Foi então encaminhado à “sala do interrogatório”. “Um dos agentes pegou num pau com uma bola [esculpida na ponta] e começou a pancadaria. Batiam-me com a bola nas costas e nos joelhos”, afirma.

“Pediram-me então 30 mil kwanzas para me libertarem. Eu expliquei que tinha a mulher doente e não tinha ninguém em casa que pudesse trazer-me o dinheiro”, conta.

Durante três dias, foi sujeito a uma rotina de tortura. “Batiam-me nos olhos e nas bochechas também, com socos e chapadas. Até os olhos deitavam sangue.” “Usaram também porretes. Aquilo não foi surra. É quase matar a pessoa”, descreve Moniz Manuel Bis.

No terceiro dia, “o instrutor pediu-me para assinar o documento, sem ler, porque disse-me que já era tarde para eu ler, por volta das 17h, e estava muito ocupado a falar ao telefone com o chefe dele”.
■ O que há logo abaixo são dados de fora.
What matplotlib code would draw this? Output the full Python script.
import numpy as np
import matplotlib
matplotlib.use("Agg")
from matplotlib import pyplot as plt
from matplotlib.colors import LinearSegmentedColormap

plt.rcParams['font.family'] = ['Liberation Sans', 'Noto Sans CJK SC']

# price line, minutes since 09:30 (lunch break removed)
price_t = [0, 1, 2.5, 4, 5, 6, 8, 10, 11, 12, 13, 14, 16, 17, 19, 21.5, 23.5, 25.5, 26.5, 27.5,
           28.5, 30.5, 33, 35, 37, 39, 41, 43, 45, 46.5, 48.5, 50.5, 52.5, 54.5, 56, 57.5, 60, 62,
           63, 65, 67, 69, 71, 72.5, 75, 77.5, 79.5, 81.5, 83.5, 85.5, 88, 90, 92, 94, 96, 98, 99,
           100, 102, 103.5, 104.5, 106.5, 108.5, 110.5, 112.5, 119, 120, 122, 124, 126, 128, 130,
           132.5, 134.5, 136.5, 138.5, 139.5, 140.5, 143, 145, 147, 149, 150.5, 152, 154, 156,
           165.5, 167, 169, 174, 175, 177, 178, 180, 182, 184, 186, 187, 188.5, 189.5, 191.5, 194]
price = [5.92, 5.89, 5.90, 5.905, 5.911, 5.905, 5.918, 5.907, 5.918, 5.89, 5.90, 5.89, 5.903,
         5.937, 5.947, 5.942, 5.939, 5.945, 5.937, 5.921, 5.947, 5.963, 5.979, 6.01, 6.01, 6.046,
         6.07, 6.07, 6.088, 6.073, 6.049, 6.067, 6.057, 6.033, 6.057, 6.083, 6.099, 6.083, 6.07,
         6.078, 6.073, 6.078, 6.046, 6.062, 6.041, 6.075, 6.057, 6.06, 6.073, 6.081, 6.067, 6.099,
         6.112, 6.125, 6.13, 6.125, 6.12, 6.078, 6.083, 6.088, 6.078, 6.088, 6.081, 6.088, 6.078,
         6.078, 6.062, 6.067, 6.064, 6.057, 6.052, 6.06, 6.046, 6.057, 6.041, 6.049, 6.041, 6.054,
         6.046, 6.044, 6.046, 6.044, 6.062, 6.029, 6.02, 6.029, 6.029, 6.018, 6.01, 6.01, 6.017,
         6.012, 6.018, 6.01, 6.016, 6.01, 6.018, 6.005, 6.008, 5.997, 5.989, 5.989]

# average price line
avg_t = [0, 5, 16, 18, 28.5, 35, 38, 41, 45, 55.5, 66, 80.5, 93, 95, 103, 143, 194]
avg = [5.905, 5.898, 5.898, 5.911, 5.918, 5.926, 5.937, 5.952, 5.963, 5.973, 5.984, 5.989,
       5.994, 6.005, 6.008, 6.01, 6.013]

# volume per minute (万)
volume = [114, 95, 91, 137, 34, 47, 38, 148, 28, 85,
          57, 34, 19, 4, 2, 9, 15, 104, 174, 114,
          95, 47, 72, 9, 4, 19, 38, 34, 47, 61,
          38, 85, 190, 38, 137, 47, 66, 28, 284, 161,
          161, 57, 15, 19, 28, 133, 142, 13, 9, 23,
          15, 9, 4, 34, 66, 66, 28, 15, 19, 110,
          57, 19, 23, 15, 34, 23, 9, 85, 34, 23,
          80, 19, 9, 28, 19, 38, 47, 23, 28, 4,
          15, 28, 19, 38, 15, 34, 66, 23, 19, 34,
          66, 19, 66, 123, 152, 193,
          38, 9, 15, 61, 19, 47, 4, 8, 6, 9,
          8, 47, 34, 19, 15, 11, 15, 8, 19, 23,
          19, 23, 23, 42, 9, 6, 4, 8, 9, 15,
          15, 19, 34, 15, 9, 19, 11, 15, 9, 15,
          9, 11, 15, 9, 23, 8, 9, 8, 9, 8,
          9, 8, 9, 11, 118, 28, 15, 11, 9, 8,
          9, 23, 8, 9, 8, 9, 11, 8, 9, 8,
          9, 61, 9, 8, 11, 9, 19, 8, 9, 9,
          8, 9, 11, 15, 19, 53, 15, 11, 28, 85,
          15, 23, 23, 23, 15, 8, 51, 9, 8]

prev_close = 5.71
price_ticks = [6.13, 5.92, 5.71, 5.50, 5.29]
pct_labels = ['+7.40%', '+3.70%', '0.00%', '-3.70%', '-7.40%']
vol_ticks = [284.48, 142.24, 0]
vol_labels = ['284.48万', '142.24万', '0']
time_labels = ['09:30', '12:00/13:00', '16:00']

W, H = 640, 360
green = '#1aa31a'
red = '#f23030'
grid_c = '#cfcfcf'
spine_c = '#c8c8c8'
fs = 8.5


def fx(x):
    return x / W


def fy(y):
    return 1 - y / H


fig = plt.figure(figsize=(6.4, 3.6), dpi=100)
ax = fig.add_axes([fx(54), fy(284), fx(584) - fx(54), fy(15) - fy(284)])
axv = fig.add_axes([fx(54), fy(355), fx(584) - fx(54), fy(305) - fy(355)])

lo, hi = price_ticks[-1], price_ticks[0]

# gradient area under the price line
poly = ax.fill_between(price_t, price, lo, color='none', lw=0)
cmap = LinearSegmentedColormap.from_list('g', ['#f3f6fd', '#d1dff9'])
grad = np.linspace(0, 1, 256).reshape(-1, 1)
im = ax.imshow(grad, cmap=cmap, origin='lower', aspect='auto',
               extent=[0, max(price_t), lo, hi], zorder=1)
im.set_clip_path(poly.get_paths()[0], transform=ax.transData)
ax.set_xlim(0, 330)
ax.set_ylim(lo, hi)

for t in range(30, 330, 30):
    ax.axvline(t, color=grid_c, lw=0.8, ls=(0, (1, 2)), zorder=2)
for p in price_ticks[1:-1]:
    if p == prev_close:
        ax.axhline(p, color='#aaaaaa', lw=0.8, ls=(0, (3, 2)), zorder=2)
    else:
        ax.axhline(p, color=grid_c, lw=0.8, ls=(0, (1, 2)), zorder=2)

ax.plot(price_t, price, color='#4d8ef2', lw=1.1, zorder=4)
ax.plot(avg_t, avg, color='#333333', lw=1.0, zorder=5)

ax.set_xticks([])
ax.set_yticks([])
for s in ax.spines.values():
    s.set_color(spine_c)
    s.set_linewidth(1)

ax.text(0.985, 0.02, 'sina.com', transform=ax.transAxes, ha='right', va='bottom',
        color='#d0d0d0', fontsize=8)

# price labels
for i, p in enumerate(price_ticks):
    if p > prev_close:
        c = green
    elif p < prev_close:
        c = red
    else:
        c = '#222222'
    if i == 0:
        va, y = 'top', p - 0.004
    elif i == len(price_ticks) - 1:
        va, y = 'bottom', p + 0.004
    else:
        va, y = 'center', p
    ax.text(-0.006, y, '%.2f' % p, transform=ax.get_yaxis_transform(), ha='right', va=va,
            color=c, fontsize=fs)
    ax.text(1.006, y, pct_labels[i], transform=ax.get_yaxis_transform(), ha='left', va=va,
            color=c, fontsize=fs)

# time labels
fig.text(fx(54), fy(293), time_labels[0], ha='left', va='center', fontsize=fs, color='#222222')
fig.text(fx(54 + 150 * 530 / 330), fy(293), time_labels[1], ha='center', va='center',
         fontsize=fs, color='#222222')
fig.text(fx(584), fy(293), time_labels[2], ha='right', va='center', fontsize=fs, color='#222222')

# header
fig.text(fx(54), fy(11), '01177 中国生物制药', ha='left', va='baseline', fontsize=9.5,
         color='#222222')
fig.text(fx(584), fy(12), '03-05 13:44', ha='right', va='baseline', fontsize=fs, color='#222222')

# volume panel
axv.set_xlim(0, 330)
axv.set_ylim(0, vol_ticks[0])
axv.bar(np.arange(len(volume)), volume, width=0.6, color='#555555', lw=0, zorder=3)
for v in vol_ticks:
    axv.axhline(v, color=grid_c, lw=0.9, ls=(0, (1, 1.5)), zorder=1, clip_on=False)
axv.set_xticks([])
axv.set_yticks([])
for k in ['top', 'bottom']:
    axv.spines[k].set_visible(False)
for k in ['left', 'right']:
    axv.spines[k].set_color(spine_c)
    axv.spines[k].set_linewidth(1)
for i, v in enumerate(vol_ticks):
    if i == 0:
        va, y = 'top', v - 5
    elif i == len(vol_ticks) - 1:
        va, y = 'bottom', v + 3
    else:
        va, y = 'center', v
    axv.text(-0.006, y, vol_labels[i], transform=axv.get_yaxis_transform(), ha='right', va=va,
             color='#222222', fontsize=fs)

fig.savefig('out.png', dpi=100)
“Eu já nem conseguia ver bem, com os olhos inchados e cheios de sangue, de tanta tortura. Assinei só, pronto”, enfatiza a vítima.

Mais tarde, soube que o jovem que lhe tinha alugado a viatura se encontrava detido noutra cela. Foram ambos transferidos para a Comarca Central de Luanda. “Eu conheço-o apenas por LG. Ele foi solto no dia 28 de Outubro de 2014. A família dele pagou lá na esquadra e veio a soltura. O meu caso [Processo 9703/2013] está sempre no SIC [Serviço de Investigação Criminal]”, revela.

O detido explica que durante alguns meses experimentou sérias dificuldades em olhar para a luminosidade do dia. “Doíam-me os olhos.”

“Estou aqui preso à toa. Estou com a cabeça quente. A mulher já está dispersa e não sei se já lhe amigaram [se tem outro marido]. Tenho sete filhos e não sei porque é que estou preso”, desabafa.

A lei da tortura

De acordo com a Constituição e a legislação angolanas, a tortura não é admissível, seja sob que forma for.

Segundo Rui Verde, analista jurídico do Maka Angola, “quem comete tortura comete um crime, mesmo que seja para desvendar outro crime, para descobrir algo muito importante ou em cumprimento de ordens”.

De acordo com o jurista, “nada na lei justifica que as autoridades policiais dêem choques eléctricos, arranquem unhas ou mesmo esmurrem”.

“A Constituição declara que a integridade moral, intelectual e física das pessoas é inviolável. O Artigo 36.º n.º 3, b) garante expressamente [ao cidadão] o direito a não ser torturado. Note-se que estas normas se aplicam directamente e vinculam todas as autoridades”, esclarece.

De acordo com Rui Verde, “não há lei nem outra norma qualquer que possa derrogar estes preceitos. A tortura é ilegal em Angola. Ponto final. Quem a praticar, comete um crime de ofensas corporais (pelo menos) e deve ser punido em conformidade”.